Magnificat, puissance dans la faiblesse (N. Nissiotis)

Magnificat, puissance dans la faiblesse (N. Nissiotis)

La Vierge Marie est la personnification des paroles de saint Paul, "Dieu a choisi ce qui est faible dans le monde pour confondre les forts" (1Co 1, 27). Elle a suivi et réalisé dans sa vie le sens de la kénose du Logos auquel elle a donné l'hypostase humaine quand "il se dépouilla en assumant la condition de serviteur" (Phil 2, 7).

L'acceptation consciente de la faiblesse humaine comme élément principal de la nouvelle personne humaine dans le Christ est l'élément clé de l'anthropologie chrétienne fondé sur le type de la Mère de Dieu comme Theotokos.

Le fait est, cependant, que dans cette faiblesse se réfléchit la gloire du Tout-Puissant comme paradoxe et folie pour la raison humaine, qui secoue jusqu'en ses fondations l'autosuffisance de l'homme, les structures de l'esprit et de la société humaine, et qui provoque les changements les plus radicaux dans les institutions hiérarchiques et dans les ordres injustes des entreprises humaines, en renversant les puissants et en renvoyant les riches les mains vides.

Un des textes les plus bouleversants dans la bible en ce sens est le Magnificat de la Theotokos (Lc 1, 49-53). « il a fait en moi grandes choses », et ces mots sont suivis d'une analyse à trois niveaux de ces grandes choses accomplies en Marie, et qui manifestent le triomphe de la faiblesse contre l'orgueil illégitime, centré sur l'homme, contre les puissants et contre les riches.

Dans la Theotokos ces puissantes structures de l'humanité, orgueil, exousia-autorité et richesse matérielle sont remises en cause, leur stabilité est secouée et finalement détruite. [...]

Malheureusement les chrétiens sont enclins à faire de ce texte un hymne magnifique sur le plan émotif, mais à le vider de son influence dynamique sur leur vie, de sa mission révolutionnaire contre l'usage illégitime du pouvoir dans le monde.
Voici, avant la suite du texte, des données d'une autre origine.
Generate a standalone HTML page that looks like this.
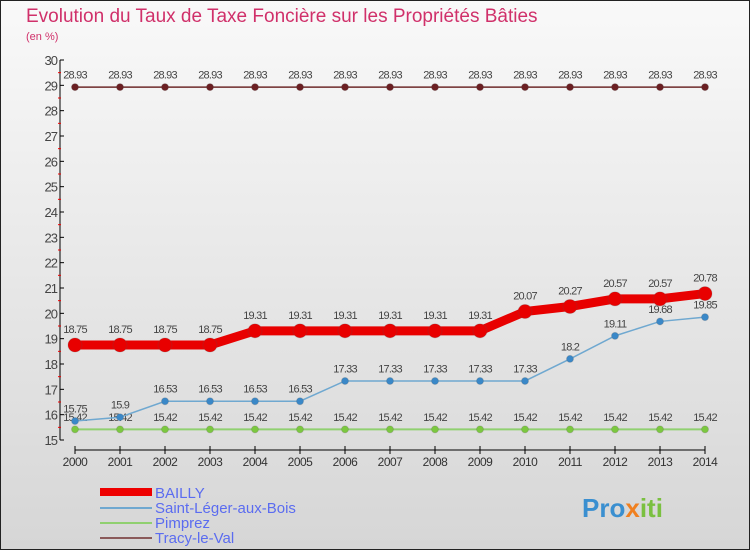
<!DOCTYPE html>
<html><head><meta charset="utf-8"><style>
body{margin:0;width:750px;height:550px;overflow:hidden}
svg{display:block;font-family:"Liberation Sans",sans-serif}
</style></head><body>
<svg id="c" width="750" height="550">
<defs><linearGradient id="bg" x1="0" y1="0" x2="0" y2="1"><stop offset="0" stop-color="#f9f9f9"/><stop offset="1" stop-color="#d6d6d6"/></linearGradient></defs>
<rect x="0.5" y="0.5" width="749" height="549" fill="url(#bg)" stroke="#222"/>
<text x="26" y="22" font-size="19" fill="#d0306a">Evolution du Taux de Taxe Foncière sur les Propriétés Bâties</text>
<text x="26" y="40" font-size="11" fill="#d0306a">(en %)</text>
<g id="plot"></g>
<g>
<rect x="100" y="488" width="52" height="8" fill="#e00"/>
<text x="155" y="498" font-size="15" fill="#5b6cf0">BAILLY</text>
<line x1="100" y1="508" x2="152" y2="508" stroke="#6fa8d0" stroke-width="2"/>
<text x="155" y="513" font-size="15" fill="#5b6cf0">Saint-Léger-aux-Bois</text>
<line x1="100" y1="523" x2="152" y2="523" stroke="#90d070" stroke-width="2"/>
<text x="155" y="528" font-size="15" fill="#5b6cf0">Pimprez</text>
<line x1="100" y1="538" x2="152" y2="538" stroke="#8a5a5a" stroke-width="2"/>
<text x="155" y="543" font-size="15" fill="#5b6cf0">Tracy-le-Val</text>
</g>
<text x="582" y="517" font-size="26" font-weight="bold" fill="#3a8fd0">Pro<tspan fill="#f08020">x</tspan><tspan fill="#7ac040">iti</tspan></text>
</svg>
<script>
const years=[2000,2001,2002,2003,2004,2005,2006,2007,2008,2009,2010,2011,2012,2013,2014];
const bailly=[18.75,18.75,18.75,18.75,19.31,19.31,19.31,19.31,19.31,19.31,20.07,20.27,20.57,20.57,20.78];
const saintLeger=[15.75,15.9,16.53,16.53,16.53,16.53,17.33,17.33,17.33,17.33,17.33,18.2,19.11,19.68,19.85];
const pimprez=[15.42,15.42,15.42,15.42,15.42,15.42,15.42,15.42,15.42,15.42,15.42,15.42,15.42,15.42,15.42];
const tracy=[28.93,28.93,28.93,28.93,28.93,28.93,28.93,28.93,28.93,28.93,28.93,28.93,28.93,28.93,28.93];
const yTicks=[15,16,17,18,19,20,21,22,23,24,25,26,27,28,29,30];
const NS="http://www.w3.org/2000/svg";
const g=document.getElementById('plot');
const X=i=>75+i*45;
const Y=v=>440-(v-15)*(380/15);
function mk(t,a,p){const e=document.createElementNS(NS,t);for(const k in a)e.setAttribute(k,a[k]);(p||g).appendChild(e);return e;}
let e=mk('line',{x1:60,y1:Y(30),x2:60,y2:Y(15),stroke:'#000'});


e=mk('line',{x1:75,y1:450,x2:705,y2:450,stroke:'#000'});


yTicks.forEach(v=>{
 mk('line',{x1:60,y1:Y(v),x2:64,y2:Y(v),stroke:'#000'});
 if(v<30)mk('line',{x1:58,y1:Y(v+0.5),x2:61,y2:Y(v+0.5),stroke:'#e00'});
 const t=mk('text',{x:57,y:Y(v)+5,'text-anchor':'end','font-size':13,fill:'#444','letter-spacing':'-1'});
 t.textContent=v;
 
 
});
years.forEach((y,i)=>{
 mk('line',{x1:X(i),y1:446,x2:X(i),y2:454,stroke:'#000'});
 const t=mk('text',{x:X(i),y:466,'text-anchor':'middle','font-size':12,fill:'#333','letter-spacing':'-0.5'});
 t.textContent=y;
 
 
});
function series(vals,name,col,w,r,dot){
 const sg=mk('g',{});
 
 
 const p=mk('polyline',{points:vals.map((v,i)=>X(i)+','+Y(v)).join(' '),fill:'none',stroke:col,'stroke-width':w},sg);
 
 
 vals.forEach((v,i)=>{
  const c=mk('circle',{cx:X(i),cy:Y(v),r:r,fill:dot,stroke:'#5553','stroke-width':1},sg);
  
  
  const t=mk('text',{x:X(i),y:Y(v)-r-5,'text-anchor':'middle','font-size':11,fill:'#444','letter-spacing':'-0.8'},sg);
  t.textContent=v;
  
  
 });
}
series(tracy,'tracy','#6e2a2a',1.5,3.5,'#6b1f22');
series(pimprez,'pimprez','#90d070',2,3.5,'#7cc840');
series(saintLeger,'saint-leger','#6fa8d0',1.5,3.5,'#3a88c8');
series(bailly,'bailly','#e80000',9,7,'#e80000');
</script>
</body></html>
La Theotokos, en tant qu'incarnation de la puissance de Dieu dans la faiblesse humaine est ainsi privée de son rôle le plus important dans la communauté ecclésiale qui lutte dans le monde.

Heureusement, les conditions historiques ont révélé la dialectique de la faiblesse à la plus grande partie des anciennes Églises orthodoxes, encore soumise, plusieurs fois, à un dur martyre. La Theotokos est devenue le centre de leur attention et leur réconfort. Elle les a préservés, dans la faiblesse comme peuple de Dieu, indépendamment de leurs structures et de leur apparence extérieure, et elle a formé leur vigueur par une série de figures faibles et affligées, les martyrs, témoignages vivants de l'exemple du serviteur souffrant, à l'image de la Panaghia.

Il reste à voir comment, en relation avec un tel témoignage, Marie peut inspirer de manière créative chez les orthodoxes une attitude dynamique sur le terrain séculier des injustices sociales .


Nikos Nissiotis

[Cf. « concilium » 19 [1983] n° 8, 66-91]

G. Gharib e E. Toniolo (ed) Testi mariani del secondo Millennio.